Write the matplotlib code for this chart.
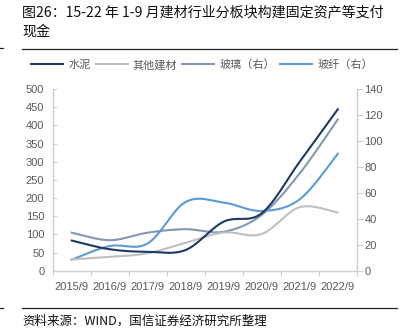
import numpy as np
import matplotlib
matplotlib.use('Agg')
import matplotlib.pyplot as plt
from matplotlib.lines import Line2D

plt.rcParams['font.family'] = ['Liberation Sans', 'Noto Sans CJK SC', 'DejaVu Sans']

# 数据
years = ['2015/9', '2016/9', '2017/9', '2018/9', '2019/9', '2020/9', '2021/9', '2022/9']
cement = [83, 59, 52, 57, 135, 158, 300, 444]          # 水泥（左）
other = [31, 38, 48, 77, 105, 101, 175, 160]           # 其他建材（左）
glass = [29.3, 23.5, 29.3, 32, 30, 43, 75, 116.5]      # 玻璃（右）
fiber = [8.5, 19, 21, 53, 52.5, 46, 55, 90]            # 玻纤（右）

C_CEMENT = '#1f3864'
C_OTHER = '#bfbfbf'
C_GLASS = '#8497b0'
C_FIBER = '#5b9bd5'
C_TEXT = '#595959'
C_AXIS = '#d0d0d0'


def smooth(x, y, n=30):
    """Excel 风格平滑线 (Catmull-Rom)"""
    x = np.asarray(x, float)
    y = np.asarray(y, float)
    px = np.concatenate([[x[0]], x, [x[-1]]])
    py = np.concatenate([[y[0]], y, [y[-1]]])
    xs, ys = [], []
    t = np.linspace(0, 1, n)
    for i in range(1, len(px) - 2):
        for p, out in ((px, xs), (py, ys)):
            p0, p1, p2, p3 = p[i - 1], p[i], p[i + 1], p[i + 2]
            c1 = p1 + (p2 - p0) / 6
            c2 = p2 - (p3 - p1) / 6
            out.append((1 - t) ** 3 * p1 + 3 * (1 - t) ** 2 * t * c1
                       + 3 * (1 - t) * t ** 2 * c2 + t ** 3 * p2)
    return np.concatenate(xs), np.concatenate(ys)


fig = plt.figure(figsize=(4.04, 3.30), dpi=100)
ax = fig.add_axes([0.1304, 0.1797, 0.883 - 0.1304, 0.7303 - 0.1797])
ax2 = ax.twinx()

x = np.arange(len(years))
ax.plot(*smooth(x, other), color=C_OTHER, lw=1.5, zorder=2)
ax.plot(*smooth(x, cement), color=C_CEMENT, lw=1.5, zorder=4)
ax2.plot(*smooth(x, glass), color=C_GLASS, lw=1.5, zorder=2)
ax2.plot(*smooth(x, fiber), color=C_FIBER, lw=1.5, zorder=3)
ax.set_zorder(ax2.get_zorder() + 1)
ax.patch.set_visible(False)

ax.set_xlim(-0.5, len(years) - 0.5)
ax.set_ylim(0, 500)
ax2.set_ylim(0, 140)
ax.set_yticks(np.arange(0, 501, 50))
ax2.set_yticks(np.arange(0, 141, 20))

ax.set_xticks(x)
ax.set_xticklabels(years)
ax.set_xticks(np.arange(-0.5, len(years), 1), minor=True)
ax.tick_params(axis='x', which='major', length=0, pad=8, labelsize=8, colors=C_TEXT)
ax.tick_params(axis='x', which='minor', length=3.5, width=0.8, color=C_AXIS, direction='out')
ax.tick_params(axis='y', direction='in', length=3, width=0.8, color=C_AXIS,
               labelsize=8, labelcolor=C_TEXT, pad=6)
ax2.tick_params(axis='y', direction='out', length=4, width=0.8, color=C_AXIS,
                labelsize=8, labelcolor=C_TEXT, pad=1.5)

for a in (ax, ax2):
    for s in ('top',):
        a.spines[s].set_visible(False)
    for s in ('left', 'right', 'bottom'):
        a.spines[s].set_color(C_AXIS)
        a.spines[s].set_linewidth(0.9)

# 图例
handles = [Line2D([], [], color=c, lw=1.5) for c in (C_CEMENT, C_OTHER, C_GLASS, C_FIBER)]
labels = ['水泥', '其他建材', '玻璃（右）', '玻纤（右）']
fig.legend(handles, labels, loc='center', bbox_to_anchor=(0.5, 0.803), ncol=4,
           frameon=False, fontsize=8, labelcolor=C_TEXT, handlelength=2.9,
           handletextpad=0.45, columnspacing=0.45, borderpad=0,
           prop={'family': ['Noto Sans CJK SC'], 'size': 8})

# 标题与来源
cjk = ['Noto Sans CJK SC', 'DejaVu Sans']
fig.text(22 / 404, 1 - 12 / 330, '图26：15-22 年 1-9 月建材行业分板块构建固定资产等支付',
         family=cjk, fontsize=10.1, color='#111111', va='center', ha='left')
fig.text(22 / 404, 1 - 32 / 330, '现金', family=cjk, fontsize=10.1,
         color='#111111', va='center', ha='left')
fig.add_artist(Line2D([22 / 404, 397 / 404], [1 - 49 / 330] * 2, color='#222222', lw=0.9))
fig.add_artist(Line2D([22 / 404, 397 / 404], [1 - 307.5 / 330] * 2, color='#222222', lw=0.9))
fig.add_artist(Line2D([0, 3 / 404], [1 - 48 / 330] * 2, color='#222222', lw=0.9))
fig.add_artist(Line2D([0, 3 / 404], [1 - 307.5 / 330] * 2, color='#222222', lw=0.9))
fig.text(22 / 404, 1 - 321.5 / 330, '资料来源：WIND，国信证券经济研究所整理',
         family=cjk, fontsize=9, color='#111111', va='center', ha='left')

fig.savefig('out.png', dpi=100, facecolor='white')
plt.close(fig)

• _OBJECTIVE_: In the data above, please extract the lines from the first one through the line with "ax.patch.set_visible(False)", exactly, and keep pictures out.

• _EXERCISE SOLUTION_:
Write the matplotlib code for this chart.
import numpy as np
import matplotlib
matplotlib.use('Agg')
import matplotlib.pyplot as plt
from matplotlib.lines import Line2D

plt.rcParams['font.family'] = ['Liberation Sans', 'Noto Sans CJK SC', 'DejaVu Sans']

# 数据
years = ['2015/9', '2016/9', '2017/9', '2018/9', '2019/9', '2020/9', '2021/9', '2022/9']
cement = [83, 59, 52, 57, 135, 158, 300, 444]          # 水泥（左）
other = [31, 38, 48, 77, 105, 101, 175, 160]           # 其他建材（左）
glass = [29.3, 23.5, 29.3, 32, 30, 43, 75, 116.5]      # 玻璃（右）
fiber = [8.5, 19, 21, 53, 52.5, 46, 55, 90]            # 玻纤（右）

C_CEMENT = '#1f3864'
C_OTHER = '#bfbfbf'
C_GLASS = '#8497b0'
C_FIBER = '#5b9bd5'
C_TEXT = '#595959'
C_AXIS = '#d0d0d0'


def smooth(x, y, n=30):
    """Excel 风格平滑线 (Catmull-Rom)"""
    x = np.asarray(x, float)
    y = np.asarray(y, float)
    px = np.concatenate([[x[0]], x, [x[-1]]])
    py = np.concatenate([[y[0]], y, [y[-1]]])
    xs, ys = [], []
    t = np.linspace(0, 1, n)
    for i in range(1, len(px) - 2):
        for p, out in ((px, xs), (py, ys)):
            p0, p1, p2, p3 = p[i - 1], p[i], p[i + 1], p[i + 2]
            c1 = p1 + (p2 - p0) / 6
            c2 = p2 - (p3 - p1) / 6
            out.append((1 - t) ** 3 * p1 + 3 * (1 - t) ** 2 * t * c1
                       + 3 * (1 - t) * t ** 2 * c2 + t ** 3 * p2)
    return np.concatenate(xs), np.concatenate(ys)


fig = plt.figure(figsize=(4.04, 3.30), dpi=100)
ax = fig.add_axes([0.1304, 0.1797, 0.883 - 0.1304, 0.7303 - 0.1797])
ax2 = ax.twinx()

x = np.arange(len(years))
ax.plot(*smooth(x, other), color=C_OTHER, lw=1.5, zorder=2)
ax.plot(*smooth(x, cement), color=C_CEMENT, lw=1.5, zorder=4)
ax2.plot(*smooth(x, glass), color=C_GLASS, lw=1.5, zorder=2)
ax2.plot(*smooth(x, fiber), color=C_FIBER, lw=1.5, zorder=3)
ax.set_zorder(ax2.get_zorder() + 1)
ax.patch.set_visible(False)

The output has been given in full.